WHAT IS REQUIRED => Reproduce exactly, with no pictures, each line from the opening of the material down through the line containing "-25.4, -24.9, -25.3];".

DATA BLOCK =>
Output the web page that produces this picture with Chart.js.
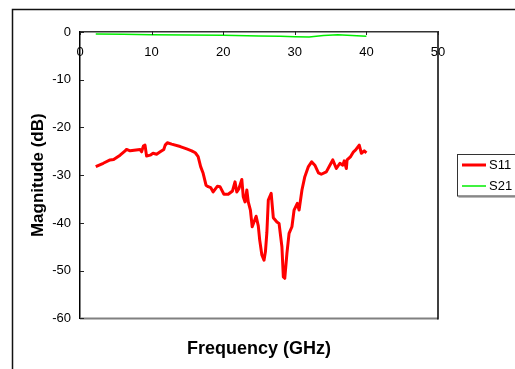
<!DOCTYPE html>
<html>
<head>
<meta charset="utf-8">
<title>S11 / S21</title>
<script src="https://cdn.jsdelivr.net/npm/chart.js@4.4.1/dist/chart.umd.min.js"></script>
<style>
    html, body { margin: 0; padding: 0; background: #ffffff; }
    #wrap { position: relative; width: 515px; height: 369px; overflow: hidden; }
</style>
</head>
<body>
<div id="wrap"><canvas id="sparamChart" width="515" height="369"></canvas></div>
<script>
// Données
const s11Freq = [2.2, 3.25, 4.2, 4.7, 5.6, 6.3, 6.5, 7.0, 8.4, 8.6, 8.85, 9.08, 9.3, 9.8, 10.2, 10.7,
    11.2, 11.7, 11.9, 12.2, 12.8, 14.0, 14.9, 15.6, 16.1, 16.5, 16.85, 17.2, 17.6, 17.9, 18.25,
    18.6, 19.2, 19.55, 20.1, 20.7, 21.3, 21.65, 21.9, 22.2, 22.6, 22.8, 23.05, 23.3, 23.5, 23.8,
    24.05, 24.6, 24.9, 25.1, 25.4, 25.7, 25.9, 26.1, 26.3, 26.7, 27.0, 27.5, 27.8, 28.2, 28.4,
    28.6, 28.9, 29.2, 29.6, 29.9, 30.35, 30.6, 31.0, 31.4, 31.9, 32.35, 32.8, 33.3, 33.7, 34.4,
    34.9, 35.3, 35.8, 36.3, 36.7, 36.9, 37.2, 37.3, 37.8, 38.2, 38.5, 39.0, 39.3, 39.7, 40.0];
const s11Values = [-28.2, -27.5, -26.8, -26.7, -25.8, -24.9, -24.6, -24.9, -24.6, -25.1, -23.9, -23.7, -26.0, -25.8, -25.4, -25.6,
    -25.1, -24.6, -23.7, -23.2, -23.5, -24.0, -24.5, -24.9, -25.3, -26.1, -28.2, -29.6, -32.1, -32.4, -32.6,
    -33.5, -32.3, -32.4, -34.0, -34.0, -33.3, -31.4, -33.5, -32.8, -30.9, -34.5, -35.6, -33.1, -35.6, -37.3,
    -40.8, -38.6, -40.6, -43.6, -46.7, -47.8, -46.0, -42.0, -35.2, -33.8, -38.9, -39.8, -40.1, -45.0, -51.3,
    -51.6, -46.4, -42.2, -40.8, -37.3, -35.9, -37.3, -33.1, -30.3, -28.2, -27.2, -27.9, -29.5, -29.8, -29.3,
    -27.9, -26.8, -28.6, -27.5, -27.9, -27.0, -28.6, -26.8, -26.1, -25.1, -24.7, -23.7, -25.4, -24.9, -25.3];

const s21Freq = [2.2, 6, 10, 15, 20, 25, 28, 30, 32, 34, 36, 38, 40];
const s21Values = [-0.4, -0.45, -0.55, -0.65, -0.7, -0.85, -0.9, -1.0, -1.05, -0.75, -0.6, -0.75, -0.9];

const seriesNames = ['S11', 'S21'];
const seriesColors = ['#ff0000', '#00ee00'];

const xTicks = [0, 10, 20, 30, 40, 50];
const yTicks = [0, -10, -20, -30, -40, -50, -60];

const FONT = 'Liberation Sans, Arial, sans-serif';

function toPoints(xs, ys) {
    return xs.map((x, i) => ({ x: x, y: ys[i] }));
}

// Cadre extérieur (coin haut-gauche visible)
const framePlugin = {
    id: 'frame',
    beforeDraw(chart) {
        const ctx = chart.ctx;
        ctx.save();
        ctx.strokeStyle = '#111111';
        ctx.lineWidth = 1.5;
        ctx.beginPath();
        ctx.moveTo(12.5, 369);
        ctx.lineTo(12.5, 9.5);
        ctx.lineTo(520, 9.5);
        ctx.stroke();
        ctx.restore();
    }
};

// Bordures de la zone de tracé + graduations intérieures
const plotAreaPlugin = {
    id: 'plotArea',
    afterDatasetsDraw(chart) {
        const ctx = chart.ctx;
        const area = chart.chartArea;
        const xScale = chart.scales.x;
        const yScale = chart.scales.y;
        ctx.save();
        ctx.strokeStyle = '#808080';
        ctx.lineWidth = 2;
        ctx.beginPath();
        ctx.moveTo(area.left, area.bottom);
        ctx.lineTo(area.right, area.bottom);
        ctx.stroke();

        ctx.strokeStyle = '#000000';
        ctx.lineWidth = 1.5;
        ctx.beginPath();
        ctx.moveTo(area.right, area.top);
        ctx.lineTo(area.right, area.bottom + 1);
        ctx.stroke();

        ctx.lineWidth = 1;
        ctx.strokeStyle = '#222222';
        ctx.beginPath();
        yScale.ticks.forEach(t => {
            const py = Math.round(yScale.getPixelForValue(t.value)) + 0.5;
            ctx.moveTo(area.left, py);
            ctx.lineTo(area.left + 4, py);
        });
        xScale.ticks.forEach(t => {
            const px = Math.round(xScale.getPixelForValue(t.value)) + 0.5;
            ctx.moveTo(px, area.top - 1);
            ctx.lineTo(px, area.top + 3);
        });
        ctx.stroke();
        ctx.restore();
    }
};

// Légende encadrée à droite (coupée par le bord)
const legendBoxPlugin = {
    id: 'legendBox',
    afterDraw(chart) {
        const ctx = chart.ctx;
        const left = 457.5, top = 154.5, height = 41.5;
        ctx.save();
        ctx.fillStyle = '#ffffff';
        ctx.fillRect(left, top, 80, height);
        ctx.strokeStyle = '#333333';
        ctx.lineWidth = 1;
        ctx.strokeRect(left, top, 80, height);
        ctx.strokeStyle = '#777777';
        ctx.beginPath();
        ctx.moveTo(left + 1, top + height + 1);
        ctx.lineTo(520, top + height + 1);
        ctx.stroke();

        ctx.font = '13px ' + FONT;
        ctx.textBaseline = 'middle';
        ctx.fillStyle = '#000000';
        chart.data.datasets.forEach((ds, i) => {
            const cy = 165 + i * 21;
            ctx.strokeStyle = ds.borderColor;
            ctx.lineWidth = i === 0 ? 3 : 1.5;
            ctx.beginPath();
            ctx.moveTo(462, cy);
            ctx.lineTo(486, cy);
            ctx.stroke();
            ctx.fillText(ds.label, 489, cy);
        });
        ctx.restore();
    }
};

function buildChart() {
    const ctx = document.getElementById('sparamChart');
    new Chart(ctx, {
        type: 'line',
        data: {
            datasets: [{
                label: seriesNames[0],
                data: toPoints(s11Freq, s11Values),
                borderColor: seriesColors[0],
                borderWidth: 3,
                borderJoinStyle: 'round',
                pointRadius: 0,
                tension: 0,
                fill: false
            }, {
                label: seriesNames[1],
                data: toPoints(s21Freq, s21Values),
                borderColor: seriesColors[1],
                borderWidth: 1.5,
                pointRadius: 0,
                tension: 0,
                fill: false
            }]
        },
        options: {
            responsive: false,
            animation: false,
            events: [],
            layout: { padding: { left: 0, right: 77, top: 32, bottom: 0 } },
            scales: {
                x: {
                    type: 'linear',
                    position: { y: 0 },
                    min: 0,
                    max: 50,
                    afterBuildTicks(scale) {
                        scale.ticks = xTicks.map(v => ({ value: v }));
                    },
                    grid: { display: false, drawTicks: false },
                    border: { display: true, color: '#333333', width: 1.5 },
                    ticks: {
                        padding: 13,
                        maxRotation: 0,
                        color: '#000000',
                        font: { family: FONT, size: 13 }
                    }
                },
                y: {
                    type: 'linear',
                    position: 'left',
                    min: -60,
                    max: 0,
                    afterBuildTicks(scale) {
                        scale.ticks = yTicks.map(v => ({ value: v }));
                    },
                    afterFit(scale) {
                        scale.width = 80;
                    },
                    grid: { display: false, drawTicks: false },
                    border: { display: true, color: '#000000', width: 1.5 },
                    ticks: {
                        padding: 9,
                        color: '#000000',
                        font: { family: FONT, size: 13 }
                    },
                    title: {
                        display: true,
                        text: 'Magnitude (dB)',
                        color: '#000000',
                        font: { family: FONT, size: 17, weight: 'bold' },
                        padding: { top: 28, bottom: 0 }
                    }
                }
            },
            plugins: {
                legend: { display: false },
                tooltip: { enabled: false },
                title: {
                    display: true,
                    position: 'bottom',
                    fullSize: false,
                    text: 'Frequency (GHz)',
                    color: '#000000',
                    font: { family: FONT, size: 18, weight: 'bold' },
                    padding: { top: 20, bottom: 9 }
                }
            }
        },
        plugins: [framePlugin, plotAreaPlugin, legendBoxPlugin]
    });
}

document.addEventListener('DOMContentLoaded', buildChart);
</script>
</body>
</html>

OUTPUT OF THE EXERCISE =>
Output the web page that produces this picture with Chart.js.
<!DOCTYPE html>
<html>
<head>
<meta charset="utf-8">
<title>S11 / S21</title>
<script src="https://cdn.jsdelivr.net/npm/chart.js@4.4.1/dist/chart.umd.min.js"></script>
<style>
    html, body { margin: 0; padding: 0; background: #ffffff; }
    #wrap { position: relative; width: 515px; height: 369px; overflow: hidden; }
</style>
</head>
<body>
<div id="wrap"><canvas id="sparamChart" width="515" height="369"></canvas></div>
<script>
// Données
const s11Freq = [2.2, 3.25, 4.2, 4.7, 5.6, 6.3, 6.5, 7.0, 8.4, 8.6, 8.85, 9.08, 9.3, 9.8, 10.2, 10.7,
    11.2, 11.7, 11.9, 12.2, 12.8, 14.0, 14.9, 15.6, 16.1, 16.5, 16.85, 17.2, 17.6, 17.9, 18.25,
    18.6, 19.2, 19.55, 20.1, 20.7, 21.3, 21.65, 21.9, 22.2, 22.6, 22.8, 23.05, 23.3, 23.5, 23.8,
    24.05, 24.6, 24.9, 25.1, 25.4, 25.7, 25.9, 26.1, 26.3, 26.7, 27.0, 27.5, 27.8, 28.2, 28.4,
    28.6, 28.9, 29.2, 29.6, 29.9, 30.35, 30.6, 31.0, 31.4, 31.9, 32.35, 32.8, 33.3, 33.7, 34.4,
    34.9, 35.3, 35.8, 36.3, 36.7, 36.9, 37.2, 37.3, 37.8, 38.2, 38.5, 39.0, 39.3, 39.7, 40.0];
const s11Values = [-28.2, -27.5, -26.8, -26.7, -25.8, -24.9, -24.6, -24.9, -24.6, -25.1, -23.9, -23.7, -26.0, -25.8, -25.4, -25.6,
    -25.1, -24.6, -23.7, -23.2, -23.5, -24.0, -24.5, -24.9, -25.3, -26.1, -28.2, -29.6, -32.1, -32.4, -32.6,
    -33.5, -32.3, -32.4, -34.0, -34.0, -33.3, -31.4, -33.5, -32.8, -30.9, -34.5, -35.6, -33.1, -35.6, -37.3,
    -40.8, -38.6, -40.6, -43.6, -46.7, -47.8, -46.0, -42.0, -35.2, -33.8, -38.9, -39.8, -40.1, -45.0, -51.3,
    -51.6, -46.4, -42.2, -40.8, -37.3, -35.9, -37.3, -33.1, -30.3, -28.2, -27.2, -27.9, -29.5, -29.8, -29.3,
    -27.9, -26.8, -28.6, -27.5, -27.9, -27.0, -28.6, -26.8, -26.1, -25.1, -24.7, -23.7, -25.4, -24.9, -25.3];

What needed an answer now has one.